Some heart attacks have no symptoms, but it does not mean that they are not deadly.

A new study revealed that "silent heart attacks" (SHA) make up nearly half of all heart attacks, and those who have had them do not even know they have had it.

SHA is defined as the Electrocardiogram (ECG)-based evidence of heart attacks without clinical documentation of the person.

The study, published in the American Heart Association's publication Circulation, involved analyzing the records of 9,489 participants who were already taking part in a heart disease risk study.

Cross examination revealed that over the years, there had been 317 people who have had SHA and 386 have had a normal heart attack.

The study also revealed that although SHA is common in males, it is deadlier in women.

Below are other significant findings about SHA:

  1. SHA does the same damage as a normal heart attack. 
  2. SHA increased the chances of dying from coronary heart disease three times.
  3. SHA increased the incidence of death from any cause by 34 percent.

Because SHA has mild symptoms, they often go unnoticed, but Elsayed Z. Soliman, M.D., MSc., M.S., study senior author and director of the epidemiological cardiology research center at Wake Forest Baptist Medical Center, Winston-Salem, North Carolina said it is not something that should be ignored and it should be treated as assertively as heart attacks that go noticed.

"The modifiable risk factors are the same for both kinds of heart attacks," he told Eurekalert journal.
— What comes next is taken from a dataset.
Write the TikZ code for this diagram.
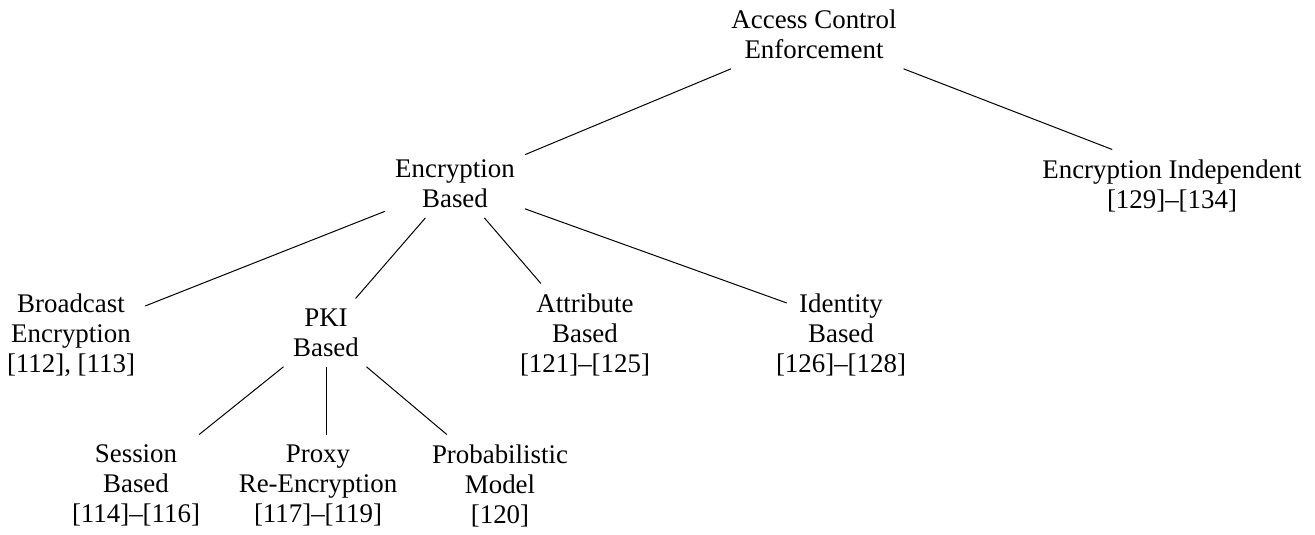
\documentclass[tikz,border=0pt]{standalone}
\usepackage{fontspec}
\setmainfont{Liberation Serif}
\tikzset{
  tn/.style={align=center, anchor=north, inner sep=10pt, font=\fontsize{26.9}{30}\selectfont},
  br/.style={line width=1pt}
}
\begin{document}
\begin{tikzpicture}[x=1pt,y=-1pt]
\useasboundingbox (0,0) rectangle (1315,535);
\node[tn] (root) at (814,-0.5) {Access Control\\Enforcement};
\node[tn] (eb) at (455,149.5) {Encryption\\Based};
\node[tn] (ei) at (1172,149.5) {Encryption Independent\\{}[129]--[134]};
\node[tn] (be) at (71,283.5) {Broadcast\\Encryption\\{}[112], [113]};
\node[tn] (pki) at (326,298.5) {PKI\\Based};
\node[tn] (ab) at (585,283.5) {Attribute\\Based\\{}[121]--[125]};
\node[tn] (ib) at (841,283.5) {Identity\\Based\\{}[126]--[128]};
\node[tn] (sb) at (136,434.5) {Session\\Based\\{}[114]--[116]};
\node[tn] (pr) at (318,434.5) {Proxy\\Re-Encryption\\{}[117]--[119]};
\node[tn] (pm) at (500,434.5) {Probabilistic\\Model\\{}[120]};
\draw[br] (root) -- (eb);
\draw[br] (root) -- ([xshift=80pt]ei.north west);
\draw[br] (eb) -- (be);
\draw[br] (eb) -- (pki);
\draw[br] (eb) -- (ab);
\draw[br] (eb) -- ([shift={(21,19.5)}]ib.north west);
\draw[br] (pki) -- (sb);
\draw[br] (pki) -- (pki |- pr.north);
\draw[br] (pki) -- ([xshift=25pt]pm.north west);
\end{tikzpicture}
\end{document}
"Doctors need to help patients who have had a silent heart attack quit smoking, reduce their weight, control cholesterol and blood pressure and get more exercise," he added.

According to silentheartattack.org, the best way to identify if you have already had them is by going to the doctor and undergoing ECG (electrocardiogram; measures heart activity) and testing blood for cardiac enzymes.

SAH can happen to anyone, but people most likely affected are those who had previously had them, those with diabetes and people who are over the age of 65.